> _PROBLEM STATEMENT_
Take every line where the string "this" appears and copy it.

> _TASK DATA_
================================
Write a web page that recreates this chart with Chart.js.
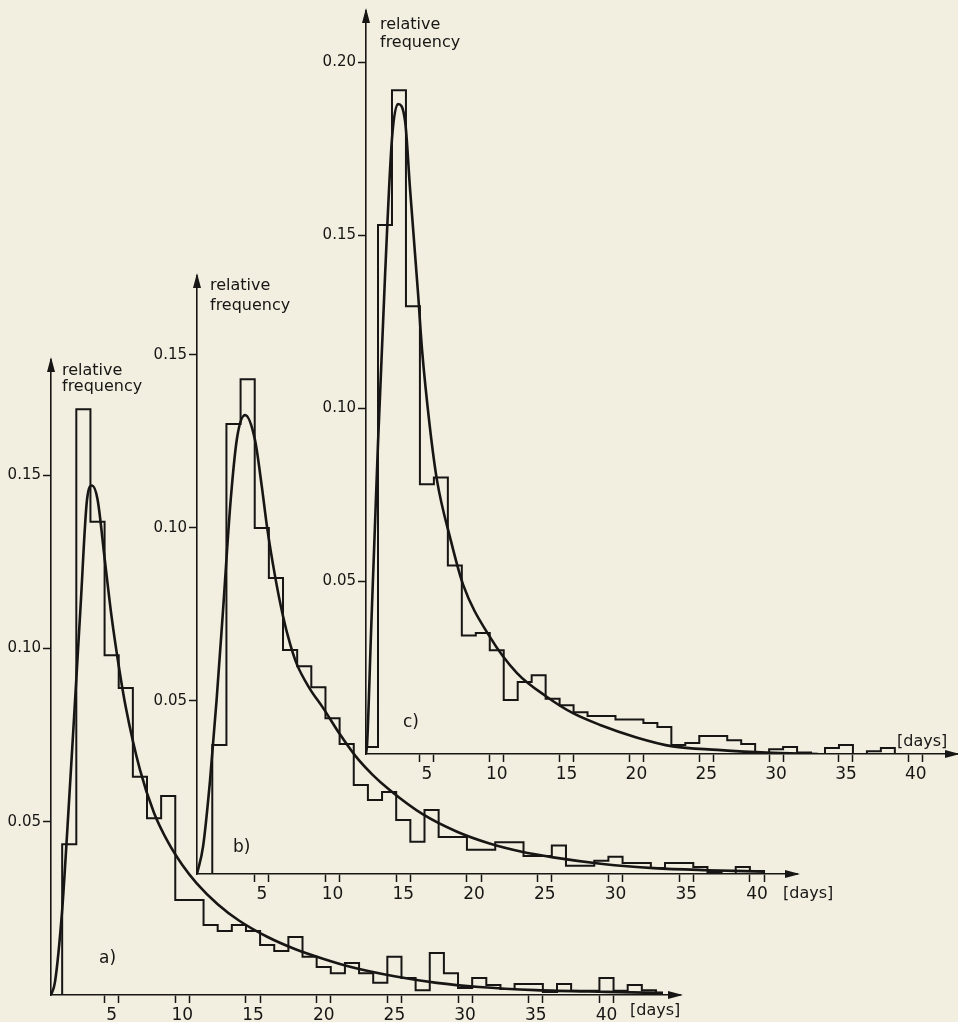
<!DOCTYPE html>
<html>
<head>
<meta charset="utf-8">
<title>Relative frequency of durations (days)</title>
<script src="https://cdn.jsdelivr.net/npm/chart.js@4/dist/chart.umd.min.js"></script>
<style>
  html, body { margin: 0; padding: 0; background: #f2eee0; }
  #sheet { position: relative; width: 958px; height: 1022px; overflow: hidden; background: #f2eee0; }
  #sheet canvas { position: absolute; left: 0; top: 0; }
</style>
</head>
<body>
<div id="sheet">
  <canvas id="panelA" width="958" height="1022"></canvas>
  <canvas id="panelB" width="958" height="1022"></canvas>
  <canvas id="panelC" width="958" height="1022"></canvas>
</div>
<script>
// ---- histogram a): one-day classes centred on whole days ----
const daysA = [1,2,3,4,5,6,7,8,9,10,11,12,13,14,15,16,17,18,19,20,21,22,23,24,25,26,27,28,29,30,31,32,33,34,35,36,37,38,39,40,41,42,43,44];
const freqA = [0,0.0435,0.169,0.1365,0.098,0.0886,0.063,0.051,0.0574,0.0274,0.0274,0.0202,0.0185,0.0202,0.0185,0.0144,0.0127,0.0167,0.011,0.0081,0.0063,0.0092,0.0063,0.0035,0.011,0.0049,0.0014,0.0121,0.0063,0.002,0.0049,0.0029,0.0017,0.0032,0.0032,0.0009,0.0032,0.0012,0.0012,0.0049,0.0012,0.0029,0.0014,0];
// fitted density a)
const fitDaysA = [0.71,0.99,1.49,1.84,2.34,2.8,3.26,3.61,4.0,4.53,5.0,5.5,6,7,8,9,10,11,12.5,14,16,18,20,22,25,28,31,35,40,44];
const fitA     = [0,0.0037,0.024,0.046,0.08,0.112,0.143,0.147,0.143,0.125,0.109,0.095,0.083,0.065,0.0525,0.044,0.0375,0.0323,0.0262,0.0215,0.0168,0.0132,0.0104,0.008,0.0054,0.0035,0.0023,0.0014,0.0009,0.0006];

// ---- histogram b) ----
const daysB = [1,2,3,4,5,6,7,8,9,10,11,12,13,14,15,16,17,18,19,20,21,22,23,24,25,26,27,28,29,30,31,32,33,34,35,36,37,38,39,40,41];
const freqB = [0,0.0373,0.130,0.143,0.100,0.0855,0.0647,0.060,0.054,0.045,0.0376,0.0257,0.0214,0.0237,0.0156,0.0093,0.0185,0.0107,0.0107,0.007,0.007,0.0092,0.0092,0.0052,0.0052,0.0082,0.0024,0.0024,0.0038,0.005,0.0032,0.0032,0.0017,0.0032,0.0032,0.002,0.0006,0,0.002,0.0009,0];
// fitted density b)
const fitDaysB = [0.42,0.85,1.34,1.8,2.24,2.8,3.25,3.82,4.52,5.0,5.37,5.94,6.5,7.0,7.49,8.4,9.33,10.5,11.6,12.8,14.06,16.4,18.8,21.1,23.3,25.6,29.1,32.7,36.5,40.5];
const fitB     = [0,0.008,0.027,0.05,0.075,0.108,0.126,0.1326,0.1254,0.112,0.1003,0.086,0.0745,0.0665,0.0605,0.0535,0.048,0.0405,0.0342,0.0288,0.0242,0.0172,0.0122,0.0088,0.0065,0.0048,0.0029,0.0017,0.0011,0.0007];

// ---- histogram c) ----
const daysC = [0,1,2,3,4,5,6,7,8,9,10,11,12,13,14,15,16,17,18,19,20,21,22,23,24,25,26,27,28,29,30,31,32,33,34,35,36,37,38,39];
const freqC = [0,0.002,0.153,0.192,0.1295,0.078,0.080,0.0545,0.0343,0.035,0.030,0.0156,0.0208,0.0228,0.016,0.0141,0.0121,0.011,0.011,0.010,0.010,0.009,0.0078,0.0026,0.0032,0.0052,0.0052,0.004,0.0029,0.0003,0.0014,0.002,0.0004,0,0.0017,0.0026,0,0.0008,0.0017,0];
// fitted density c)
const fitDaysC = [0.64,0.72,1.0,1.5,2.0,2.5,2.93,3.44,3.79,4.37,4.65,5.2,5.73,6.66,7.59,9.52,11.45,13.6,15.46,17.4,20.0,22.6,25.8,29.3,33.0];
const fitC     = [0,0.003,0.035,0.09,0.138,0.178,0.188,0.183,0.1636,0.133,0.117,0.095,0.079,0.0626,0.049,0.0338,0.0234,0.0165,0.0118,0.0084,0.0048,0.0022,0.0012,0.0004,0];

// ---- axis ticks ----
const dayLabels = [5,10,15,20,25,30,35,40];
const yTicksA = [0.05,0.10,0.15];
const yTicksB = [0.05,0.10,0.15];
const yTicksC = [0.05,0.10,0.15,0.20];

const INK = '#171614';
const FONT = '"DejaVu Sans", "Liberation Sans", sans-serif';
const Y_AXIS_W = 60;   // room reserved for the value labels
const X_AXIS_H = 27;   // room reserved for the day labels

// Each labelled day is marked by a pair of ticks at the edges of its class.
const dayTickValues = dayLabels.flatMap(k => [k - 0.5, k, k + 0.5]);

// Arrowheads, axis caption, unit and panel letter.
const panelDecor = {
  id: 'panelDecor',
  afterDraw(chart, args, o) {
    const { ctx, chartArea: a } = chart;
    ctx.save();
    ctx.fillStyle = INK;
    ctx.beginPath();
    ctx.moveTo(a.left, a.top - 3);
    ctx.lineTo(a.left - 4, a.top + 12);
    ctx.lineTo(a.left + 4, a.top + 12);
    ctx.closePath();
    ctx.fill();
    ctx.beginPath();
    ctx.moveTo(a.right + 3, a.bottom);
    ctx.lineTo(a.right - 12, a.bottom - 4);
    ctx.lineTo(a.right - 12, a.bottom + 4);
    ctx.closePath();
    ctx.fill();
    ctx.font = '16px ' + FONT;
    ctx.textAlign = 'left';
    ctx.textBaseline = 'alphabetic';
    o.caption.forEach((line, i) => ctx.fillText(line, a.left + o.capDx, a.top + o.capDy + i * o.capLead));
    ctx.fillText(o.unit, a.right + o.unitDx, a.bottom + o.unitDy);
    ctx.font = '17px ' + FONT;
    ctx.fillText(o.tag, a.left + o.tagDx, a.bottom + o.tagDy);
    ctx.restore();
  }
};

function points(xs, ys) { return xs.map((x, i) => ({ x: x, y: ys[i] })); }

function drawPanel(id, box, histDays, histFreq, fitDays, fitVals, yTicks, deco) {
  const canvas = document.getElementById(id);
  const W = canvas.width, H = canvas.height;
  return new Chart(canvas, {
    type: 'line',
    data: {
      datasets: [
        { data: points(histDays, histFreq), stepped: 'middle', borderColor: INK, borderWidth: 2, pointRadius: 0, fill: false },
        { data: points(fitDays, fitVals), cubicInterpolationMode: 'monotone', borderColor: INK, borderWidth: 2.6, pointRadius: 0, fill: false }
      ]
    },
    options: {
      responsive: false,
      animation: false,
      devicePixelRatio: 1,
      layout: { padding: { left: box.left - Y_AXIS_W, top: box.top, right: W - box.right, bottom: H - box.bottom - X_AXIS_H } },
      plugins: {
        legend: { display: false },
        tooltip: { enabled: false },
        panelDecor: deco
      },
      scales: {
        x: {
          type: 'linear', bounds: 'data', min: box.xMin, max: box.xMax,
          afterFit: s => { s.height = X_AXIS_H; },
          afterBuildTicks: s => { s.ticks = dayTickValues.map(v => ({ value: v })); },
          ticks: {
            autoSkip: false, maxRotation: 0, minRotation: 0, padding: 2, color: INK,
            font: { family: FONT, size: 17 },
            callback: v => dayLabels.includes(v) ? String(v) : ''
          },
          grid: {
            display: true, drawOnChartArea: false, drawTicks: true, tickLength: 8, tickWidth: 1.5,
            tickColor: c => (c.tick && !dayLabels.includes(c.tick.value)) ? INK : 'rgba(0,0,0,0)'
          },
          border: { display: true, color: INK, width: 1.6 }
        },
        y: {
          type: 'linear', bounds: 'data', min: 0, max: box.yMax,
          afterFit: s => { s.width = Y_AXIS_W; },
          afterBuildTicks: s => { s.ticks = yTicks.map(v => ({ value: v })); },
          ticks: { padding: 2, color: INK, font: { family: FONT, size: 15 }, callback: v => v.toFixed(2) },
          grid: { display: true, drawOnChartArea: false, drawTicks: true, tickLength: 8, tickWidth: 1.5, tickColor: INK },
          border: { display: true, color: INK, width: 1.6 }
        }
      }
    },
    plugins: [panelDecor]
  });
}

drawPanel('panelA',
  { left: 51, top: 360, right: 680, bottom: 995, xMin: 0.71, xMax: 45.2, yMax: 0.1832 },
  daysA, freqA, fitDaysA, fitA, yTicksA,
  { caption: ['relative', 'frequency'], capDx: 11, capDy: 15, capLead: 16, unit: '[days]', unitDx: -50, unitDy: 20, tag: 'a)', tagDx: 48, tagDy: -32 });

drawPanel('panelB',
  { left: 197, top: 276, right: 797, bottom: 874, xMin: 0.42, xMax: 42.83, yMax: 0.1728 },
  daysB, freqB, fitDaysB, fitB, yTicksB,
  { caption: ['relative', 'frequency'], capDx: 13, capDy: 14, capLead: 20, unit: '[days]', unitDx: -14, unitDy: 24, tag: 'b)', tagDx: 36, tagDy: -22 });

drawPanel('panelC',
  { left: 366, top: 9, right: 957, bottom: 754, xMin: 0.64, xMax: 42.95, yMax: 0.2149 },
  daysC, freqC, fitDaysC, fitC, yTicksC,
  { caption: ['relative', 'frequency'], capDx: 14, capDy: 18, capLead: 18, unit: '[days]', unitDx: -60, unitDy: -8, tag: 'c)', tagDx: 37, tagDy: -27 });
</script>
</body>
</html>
================================
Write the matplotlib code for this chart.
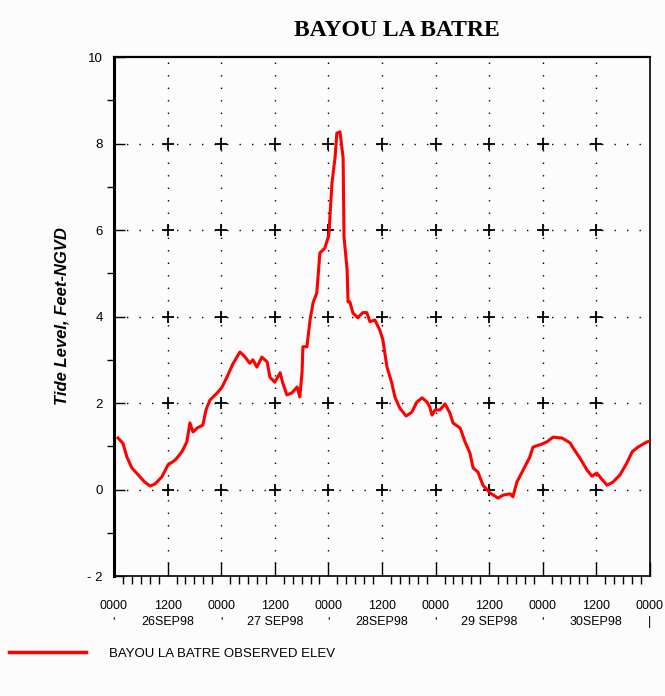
================================
> _TASK OUTPUT_
Write a web page that recreates this chart with Chart.js.
Write the matplotlib code for this chart.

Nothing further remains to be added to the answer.